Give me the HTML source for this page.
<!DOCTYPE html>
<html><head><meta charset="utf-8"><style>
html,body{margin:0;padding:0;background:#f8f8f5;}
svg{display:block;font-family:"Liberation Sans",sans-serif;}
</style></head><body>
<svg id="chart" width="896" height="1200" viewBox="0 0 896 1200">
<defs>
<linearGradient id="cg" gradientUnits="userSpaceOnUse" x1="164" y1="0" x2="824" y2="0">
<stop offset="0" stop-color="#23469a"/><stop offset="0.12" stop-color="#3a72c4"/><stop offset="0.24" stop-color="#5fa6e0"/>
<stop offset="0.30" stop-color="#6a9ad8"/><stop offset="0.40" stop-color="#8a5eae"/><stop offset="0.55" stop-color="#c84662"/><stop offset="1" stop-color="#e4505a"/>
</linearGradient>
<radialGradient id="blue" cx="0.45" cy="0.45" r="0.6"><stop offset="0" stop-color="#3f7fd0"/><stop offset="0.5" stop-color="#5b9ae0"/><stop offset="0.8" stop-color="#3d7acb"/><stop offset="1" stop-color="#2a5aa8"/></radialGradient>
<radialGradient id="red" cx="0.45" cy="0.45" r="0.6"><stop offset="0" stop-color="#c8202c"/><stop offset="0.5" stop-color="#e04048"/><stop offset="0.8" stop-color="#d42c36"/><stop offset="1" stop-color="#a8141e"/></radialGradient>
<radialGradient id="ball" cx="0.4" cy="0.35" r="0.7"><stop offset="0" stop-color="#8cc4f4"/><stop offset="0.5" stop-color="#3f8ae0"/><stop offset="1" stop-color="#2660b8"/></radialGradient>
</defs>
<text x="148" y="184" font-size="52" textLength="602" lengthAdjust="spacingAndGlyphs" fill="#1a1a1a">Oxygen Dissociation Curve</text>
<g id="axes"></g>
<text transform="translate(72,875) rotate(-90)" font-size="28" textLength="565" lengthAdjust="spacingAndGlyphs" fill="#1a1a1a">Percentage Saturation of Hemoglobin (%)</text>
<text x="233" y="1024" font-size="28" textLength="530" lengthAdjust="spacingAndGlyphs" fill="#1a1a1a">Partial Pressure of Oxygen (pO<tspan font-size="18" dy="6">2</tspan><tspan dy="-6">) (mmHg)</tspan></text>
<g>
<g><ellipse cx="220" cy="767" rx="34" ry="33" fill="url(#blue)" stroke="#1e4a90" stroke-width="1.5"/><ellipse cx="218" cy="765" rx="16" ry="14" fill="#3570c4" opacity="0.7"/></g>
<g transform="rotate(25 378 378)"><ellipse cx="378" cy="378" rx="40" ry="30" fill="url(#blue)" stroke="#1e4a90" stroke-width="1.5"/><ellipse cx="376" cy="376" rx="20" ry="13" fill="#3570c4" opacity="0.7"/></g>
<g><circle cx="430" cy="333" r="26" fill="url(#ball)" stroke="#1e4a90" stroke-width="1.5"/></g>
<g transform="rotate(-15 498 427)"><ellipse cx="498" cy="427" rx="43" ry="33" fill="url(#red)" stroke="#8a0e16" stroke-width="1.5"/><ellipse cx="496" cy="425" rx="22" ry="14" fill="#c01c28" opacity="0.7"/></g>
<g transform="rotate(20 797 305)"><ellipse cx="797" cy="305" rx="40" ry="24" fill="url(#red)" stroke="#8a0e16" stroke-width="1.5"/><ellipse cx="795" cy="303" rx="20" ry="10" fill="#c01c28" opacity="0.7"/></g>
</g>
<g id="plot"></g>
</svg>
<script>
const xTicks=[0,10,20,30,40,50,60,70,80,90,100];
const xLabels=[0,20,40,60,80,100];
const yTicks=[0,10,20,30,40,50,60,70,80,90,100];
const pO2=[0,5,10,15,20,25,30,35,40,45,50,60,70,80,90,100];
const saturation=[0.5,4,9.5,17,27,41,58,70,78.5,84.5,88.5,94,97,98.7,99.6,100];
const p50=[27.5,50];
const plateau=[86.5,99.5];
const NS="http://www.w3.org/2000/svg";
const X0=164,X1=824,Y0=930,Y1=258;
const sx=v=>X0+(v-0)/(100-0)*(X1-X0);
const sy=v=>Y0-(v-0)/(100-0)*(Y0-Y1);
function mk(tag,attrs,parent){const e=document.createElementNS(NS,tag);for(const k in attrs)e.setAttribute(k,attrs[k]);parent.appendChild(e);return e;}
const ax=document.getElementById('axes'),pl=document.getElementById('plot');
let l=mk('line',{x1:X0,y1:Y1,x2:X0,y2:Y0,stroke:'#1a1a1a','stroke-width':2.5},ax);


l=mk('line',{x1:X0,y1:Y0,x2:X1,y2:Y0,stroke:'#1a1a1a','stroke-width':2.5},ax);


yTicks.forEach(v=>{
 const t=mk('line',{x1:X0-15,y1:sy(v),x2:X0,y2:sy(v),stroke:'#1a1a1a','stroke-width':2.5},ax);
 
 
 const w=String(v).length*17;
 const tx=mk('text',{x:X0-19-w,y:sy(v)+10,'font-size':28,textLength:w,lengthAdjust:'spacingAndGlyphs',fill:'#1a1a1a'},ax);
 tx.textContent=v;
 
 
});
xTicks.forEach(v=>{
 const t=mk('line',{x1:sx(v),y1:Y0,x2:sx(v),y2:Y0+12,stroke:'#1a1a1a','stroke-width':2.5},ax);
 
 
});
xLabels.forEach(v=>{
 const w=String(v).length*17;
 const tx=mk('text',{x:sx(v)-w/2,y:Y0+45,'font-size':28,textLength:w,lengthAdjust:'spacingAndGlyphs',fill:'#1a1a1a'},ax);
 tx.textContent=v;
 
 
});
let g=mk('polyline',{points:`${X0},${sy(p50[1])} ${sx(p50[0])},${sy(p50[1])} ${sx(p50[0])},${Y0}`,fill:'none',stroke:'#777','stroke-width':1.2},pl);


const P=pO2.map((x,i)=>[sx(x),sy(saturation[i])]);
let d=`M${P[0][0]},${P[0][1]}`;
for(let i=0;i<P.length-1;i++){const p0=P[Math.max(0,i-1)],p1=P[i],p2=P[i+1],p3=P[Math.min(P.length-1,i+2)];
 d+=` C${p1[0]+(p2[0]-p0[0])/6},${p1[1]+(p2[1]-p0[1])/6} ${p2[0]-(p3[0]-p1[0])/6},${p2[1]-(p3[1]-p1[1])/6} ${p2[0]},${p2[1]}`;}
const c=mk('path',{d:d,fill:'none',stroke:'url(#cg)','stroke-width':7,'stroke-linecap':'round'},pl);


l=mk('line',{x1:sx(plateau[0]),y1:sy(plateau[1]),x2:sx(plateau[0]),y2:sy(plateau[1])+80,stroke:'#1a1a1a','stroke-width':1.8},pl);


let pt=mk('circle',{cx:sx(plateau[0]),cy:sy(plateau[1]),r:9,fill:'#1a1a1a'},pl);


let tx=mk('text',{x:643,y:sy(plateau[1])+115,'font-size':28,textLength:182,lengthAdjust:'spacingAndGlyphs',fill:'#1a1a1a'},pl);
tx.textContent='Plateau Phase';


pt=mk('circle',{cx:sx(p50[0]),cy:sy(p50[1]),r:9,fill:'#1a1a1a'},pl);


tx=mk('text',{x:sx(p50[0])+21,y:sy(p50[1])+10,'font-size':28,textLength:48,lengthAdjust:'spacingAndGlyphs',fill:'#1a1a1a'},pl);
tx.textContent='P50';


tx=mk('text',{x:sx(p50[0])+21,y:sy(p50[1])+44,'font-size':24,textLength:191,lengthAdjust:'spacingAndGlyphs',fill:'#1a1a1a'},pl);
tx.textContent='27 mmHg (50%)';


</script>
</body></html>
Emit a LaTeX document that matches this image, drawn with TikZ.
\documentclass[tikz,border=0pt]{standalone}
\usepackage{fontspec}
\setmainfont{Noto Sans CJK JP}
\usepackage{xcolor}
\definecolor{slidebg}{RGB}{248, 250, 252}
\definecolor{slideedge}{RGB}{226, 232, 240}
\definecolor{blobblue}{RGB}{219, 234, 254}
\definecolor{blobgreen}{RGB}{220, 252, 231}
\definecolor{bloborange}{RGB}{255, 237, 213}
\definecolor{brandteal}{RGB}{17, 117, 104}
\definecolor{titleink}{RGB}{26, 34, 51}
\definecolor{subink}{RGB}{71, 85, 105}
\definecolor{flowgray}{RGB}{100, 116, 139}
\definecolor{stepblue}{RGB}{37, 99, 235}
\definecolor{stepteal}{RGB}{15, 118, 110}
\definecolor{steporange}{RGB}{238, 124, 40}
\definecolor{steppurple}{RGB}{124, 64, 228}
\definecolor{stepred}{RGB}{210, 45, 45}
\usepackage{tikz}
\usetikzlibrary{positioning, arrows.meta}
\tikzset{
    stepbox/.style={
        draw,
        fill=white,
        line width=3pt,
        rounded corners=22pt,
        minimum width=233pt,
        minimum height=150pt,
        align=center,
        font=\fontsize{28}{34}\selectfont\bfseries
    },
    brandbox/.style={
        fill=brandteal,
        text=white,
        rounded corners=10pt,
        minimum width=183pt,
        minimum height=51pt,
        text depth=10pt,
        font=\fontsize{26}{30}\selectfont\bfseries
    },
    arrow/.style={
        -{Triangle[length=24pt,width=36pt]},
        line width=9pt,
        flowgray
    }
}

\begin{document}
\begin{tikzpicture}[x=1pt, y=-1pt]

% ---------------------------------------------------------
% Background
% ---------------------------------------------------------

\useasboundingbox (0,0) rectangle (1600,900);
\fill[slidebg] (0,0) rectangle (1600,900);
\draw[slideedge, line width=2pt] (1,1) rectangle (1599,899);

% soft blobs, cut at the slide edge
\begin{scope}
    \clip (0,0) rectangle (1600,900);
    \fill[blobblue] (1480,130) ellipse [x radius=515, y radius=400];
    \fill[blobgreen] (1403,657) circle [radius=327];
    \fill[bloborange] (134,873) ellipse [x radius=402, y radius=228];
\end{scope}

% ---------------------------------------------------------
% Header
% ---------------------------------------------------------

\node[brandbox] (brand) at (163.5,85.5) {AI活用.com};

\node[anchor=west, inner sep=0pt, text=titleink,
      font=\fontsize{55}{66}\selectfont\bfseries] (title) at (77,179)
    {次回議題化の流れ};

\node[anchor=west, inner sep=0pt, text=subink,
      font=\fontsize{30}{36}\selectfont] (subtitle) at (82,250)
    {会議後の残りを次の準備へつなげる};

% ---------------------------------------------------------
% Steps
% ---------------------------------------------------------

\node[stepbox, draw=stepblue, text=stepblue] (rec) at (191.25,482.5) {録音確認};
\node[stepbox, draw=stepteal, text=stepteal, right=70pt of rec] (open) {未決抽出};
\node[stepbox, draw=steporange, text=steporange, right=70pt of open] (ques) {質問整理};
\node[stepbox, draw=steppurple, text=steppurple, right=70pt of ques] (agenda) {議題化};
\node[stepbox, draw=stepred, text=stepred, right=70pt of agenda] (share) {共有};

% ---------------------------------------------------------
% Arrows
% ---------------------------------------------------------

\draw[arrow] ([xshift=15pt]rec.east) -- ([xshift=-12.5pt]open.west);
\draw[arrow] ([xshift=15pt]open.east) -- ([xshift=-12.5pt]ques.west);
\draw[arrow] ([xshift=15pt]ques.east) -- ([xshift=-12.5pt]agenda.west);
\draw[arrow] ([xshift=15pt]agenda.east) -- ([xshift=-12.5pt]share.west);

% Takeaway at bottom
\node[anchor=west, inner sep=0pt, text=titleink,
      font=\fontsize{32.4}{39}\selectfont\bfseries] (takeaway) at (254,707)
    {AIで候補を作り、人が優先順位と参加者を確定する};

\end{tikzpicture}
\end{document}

§ **What to produce**
Only the number is wanted: how many lines of the material above include the word "this"?

§ **Response to the task**
2